Cette hygiène stricte ne lui pèse pas. Bien au contraire. « J’estime gagner du temps. D’une part, mes tâches quotidiennes sont organisées dans cette logique. D’autre part, les veaux sont beaucoup moins malades et les vaches ont moins de mammites. » En 2018, quatre laitières ont été réformées après deux mammites. En 2017, c’était deux fois plus.

Des gants à la traite

On l’a compris, les vaches n’échappent pas à cette ligne de conduite. Ainsi, à la traite, entre autres mesures contre la propagation des germes, Isabelle porte des gants. Dans la stabulation, les vaches malades et celles destinées à la réforme sont dans un box d’isolement régulièrement désinfecté. « Le camion d’embarquement pénètre dans le bâtiment une fois ses roues désinfectées. » Les vêlages se déroulent sur l’aire paillée des taries.

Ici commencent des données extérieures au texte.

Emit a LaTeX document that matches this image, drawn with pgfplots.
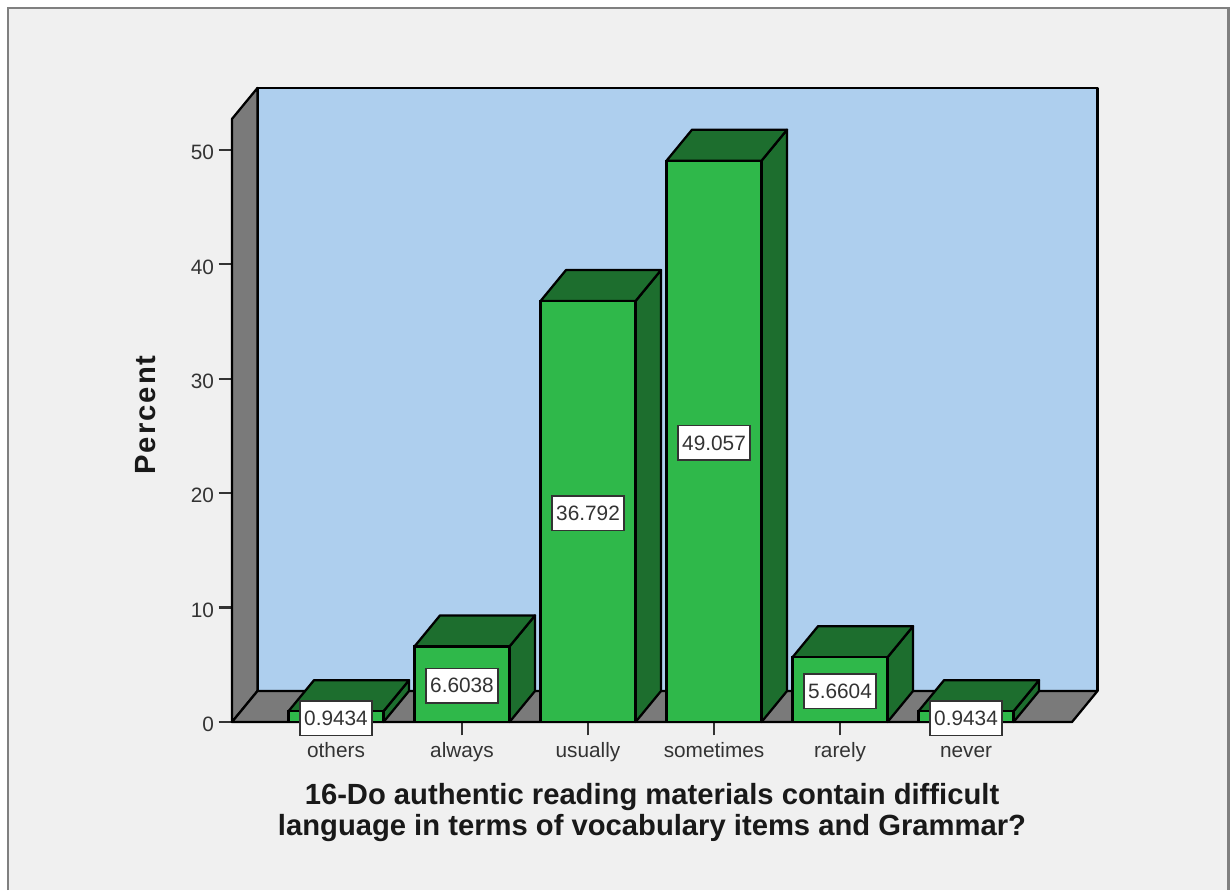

Éviter la propagation de germes nécessite parallèlement des actions sur l’ensemble de la ferme. La dératisation trois fois par an via un contrat avec Carré Farago, filiale du GDS 53, en fait partie. En revanche, le couple ne craint pas une contamination par contact avec des animaux extérieurs et les effluents. Les vaches et élèves sont en zéro pâturage.